During the meeting on Wednesday, Hassan briefed his Swedish counterpart on the results of recent informal meetings between the government and representatives of the Aceh rebels in Helsinki.
Representatives of the government and GAM held two rounds of talks at the Koeningstedt estate outside of Helsinki. The talks were mediated by former Finnish president Martti Ahtisaari.
The Helsinki talks were aimed at exploring if it would be possible to reach a comprehensive solution to the conflict in Aceh within the framework of special autonomy for the province.
Hassan stressed that Indonesia would not give in to GAM's demands for independence, and asked the Swedish government to continue the legal process against GAM members living in Sweden.

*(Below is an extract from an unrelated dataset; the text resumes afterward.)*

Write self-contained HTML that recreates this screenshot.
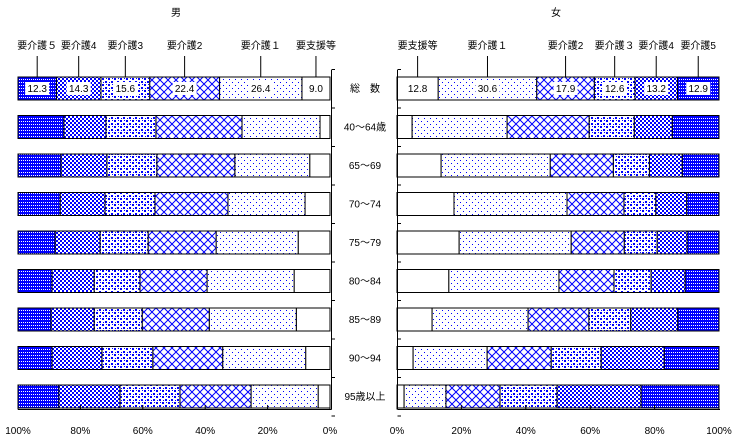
<!DOCTYPE html>
<html><head><meta charset="utf-8">
<style>
body{margin:0;background:#fff;}
svg text{font-family:"Liberation Sans","Noto Sans CJK JP",sans-serif;font-size:10px;fill:#000;}
</style></head>
<body>
<svg id="chart" width="737" height="439" xmlns="http://www.w3.org/2000/svg">
<defs>
<pattern id="p5" width="2" height="3" patternUnits="userSpaceOnUse"><rect width="2" height="3" fill="#0000ff"/><rect x="1" y="1" width="1" height="1" fill="#fff"/></pattern>
<pattern id="p4" width="4" height="4" patternUnits="userSpaceOnUse"><rect width="4" height="4" fill="#fff"/><rect width="2" height="2" fill="#0000ff"/><rect x="2" y="2" width="2" height="2" fill="#0000ff"/></pattern>
<pattern id="p3" width="6" height="6" patternUnits="userSpaceOnUse"><rect width="6" height="6" fill="#fff"/><rect x="0" y="0" width="2" height="2" fill="#0000ff"/><rect x="3" y="3" width="2" height="2" fill="#0000ff"/><rect x="4" y="0" width="1" height="1" fill="#0000ff"/><rect x="1" y="4" width="1" height="1" fill="#0000ff"/></pattern>
<pattern id="p2" width="8" height="8" patternUnits="userSpaceOnUse"><rect width="8" height="8" fill="#fff"/><path d="M0 0L8 8M8 0L0 8" stroke="#0000ff" stroke-width="1"/></pattern>
<pattern id="p1" width="6" height="6" patternUnits="userSpaceOnUse"><rect width="6" height="6" fill="#fff"/><rect x="1" y="1" width="1" height="1" fill="#0000ff"/><rect x="4" y="4" width="1" height="1" fill="#0000ff"/></pattern>
</defs>
<g id="g"></g>
</svg>
<script>
const categories=["総　数","40～64歳","65～69","70～74","75～79","80～84","85～89","90～94","95歳以上"];
const levelsMale=["要介護５","要介護4","要介護3","要介護2","要介護１","要支援等"];
const levelsFemale=["要支援等","要介護１","要介護2","要介護３","要介護4","要介護5"];
const male=[
[12.3,14.3,15.6,22.4,26.4,9.0],
[14.7,13.5,16.0,27.6,25.0,3.2],
[13.8,14.7,16.0,25.0,24.0,6.5],
[13.5,14.4,16.0,23.4,24.7,8.0],
[11.9,14.4,15.4,21.8,26.3,10.2],
[10.9,13.5,14.7,21.5,27.9,11.5],
[10.6,13.8,15.4,21.5,27.9,10.8],
[10.9,16.0,16.3,22.4,26.6,7.8],
[13.1,19.6,19.2,22.8,21.5,3.8]];
const female=[
[12.8,30.6,17.9,12.6,13.2,12.9],
[4.7,29.5,25.5,14.0,11.8,14.5],
[13.7,33.9,19.6,11.2,10.2,11.4],
[17.7,35.1,17.7,9.9,9.6,10.0],
[19.3,34.8,16.5,10.2,9.3,9.9],
[16.1,34.2,17.1,11.5,10.6,10.5],
[10.9,29.8,18.9,13.0,14.6,12.8],
[5.0,23.0,19.9,15.5,19.6,17.0],
[2.2,13.0,16.8,17.7,26.1,24.2]];
const ticks=["0%","20%","40%","60%","80%","100%"];
const maleFill=["url(#p5)","url(#p4)","url(#p3)","url(#p2)","url(#p1)","#fff"];
const femaleFill=["#fff","url(#p1)","url(#p2)","url(#p3)","url(#p4)","url(#p5)"];

const NS="http://www.w3.org/2000/svg";
const g=document.getElementById('g');
function mk(t,a,txt){const e=document.createElementNS(NS,t);for(const k in a)e.setAttribute(k,a[k]);if(txt!==undefined)e.textContent=txt;g.appendChild(e);return e;}
const mL=330,mW=312;
const fL=397,fW=322;
const xm=p=>mL-p*mW/100;
const xf=p=>fL+p*fW/100;
const rowY=i=>77+i*38.5;
const H=23;

let t=mk('text',{x:176,y:16,'text-anchor':'middle','font-size':'12'},'男');

t=mk('text',{x:556,y:16,'text-anchor':'middle','font-size':'12'},'女');


categories.forEach((c,i)=>{
  const y=rowY(i);
  let cum=0;
  for(let k=male[i].length-1;k>=0;k--){
    const v=male[i][k];
    const r=mk('rect',{x:xm(cum+v),y:y,width:xm(cum)-xm(cum+v),height:H,fill:maleFill[k],stroke:'#000','stroke-width':1});
    
    
    if(i===0){
      const cx=(xm(cum)+xm(cum+v))/2;
      const lb=mk('rect',{x:cx-12,y:y+5,width:24,height:13,fill:'#fff'});
      
      
      const tx=mk('text',{x:cx,y:y+15,'text-anchor':'middle'},v.toFixed(1));
      
      
      mk('line',{x1:cx,y1:56,x2:cx,y2:y,stroke:'#000'});
      const lt=mk('text',{x:cx,y:49,'text-anchor':'middle'},levelsMale[k]);
      
      
    }
    cum+=v;
  }
  cum=0;
  female[i].forEach((v,k)=>{
    const r=mk('rect',{x:xf(cum),y:y,width:xf(cum+v)-xf(cum),height:H,fill:femaleFill[k],stroke:'#000','stroke-width':1});
    
    
    if(i===0){
      const cx=(xf(cum)+xf(cum+v))/2;
      const lb=mk('rect',{x:cx-12,y:y+5,width:24,height:13,fill:'#fff'});
      
      
      const tx=mk('text',{x:cx,y:y+15,'text-anchor':'middle'},v.toFixed(1));
      
      
      mk('line',{x1:cx,y1:56,x2:cx,y2:y,stroke:'#000'});
      const lt=mk('text',{x:cx,y:49,'text-anchor':'middle'},levelsFemale[k]);
      
      
    }
    cum+=v;
  });
  const cl=mk('text',{x:365,y:y+15,'text-anchor':'middle'},c);
  
  
});
mk('line',{x1:331.5,y1:70,x2:331.5,y2:409.5,stroke:'#000'});
mk('line',{x1:18,y1:409.5,x2:331.5,y2:409.5,stroke:'#000'});
mk('line',{x1:397.5,y1:70,x2:397.5,y2:409.5,stroke:'#000'});
mk('line',{x1:397.5,y1:409.5,x2:720,y2:409.5,stroke:'#000'});
for(let i=0;i<=categories.length;i++){
  const yy=rowY(i)-7.5;
  mk('line',{x1:331.5,y1:yy,x2:335,y2:yy,stroke:'#000'});
  mk('line',{x1:397.5,y1:yy,x2:401,y2:yy,stroke:'#000'});
}
ticks.forEach((tk,i)=>{
  const p=i*20;
  mk('line',{x1:xm(p),y1:405,x2:xm(p),y2:409.5,stroke:'#000'});
  mk('line',{x1:xf(p),y1:405,x2:xf(p),y2:409.5,stroke:'#000'});
  const a=mk('text',{x:xm(p),y:434,'text-anchor':'middle','font-size':'9'},tk);
  
  
  const b=mk('text',{x:xf(p),y:434,'text-anchor':'middle','font-size':'9'},tk);
  
  
});
</script>
</body></html>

"On one hand, we are trying to resolve the problems with GAM (such as through the Helsinki talks), but we also ask the Swedish government to continue taking legal steps against them," Retno said.
GAM has been fighting for independence for the oil-rich province on the northern tip of Sumatra since 1976, claiming that the Indonesian government has plundered Aceh's resources.
Since the start of the conflict, more than 12,000 people have been killed.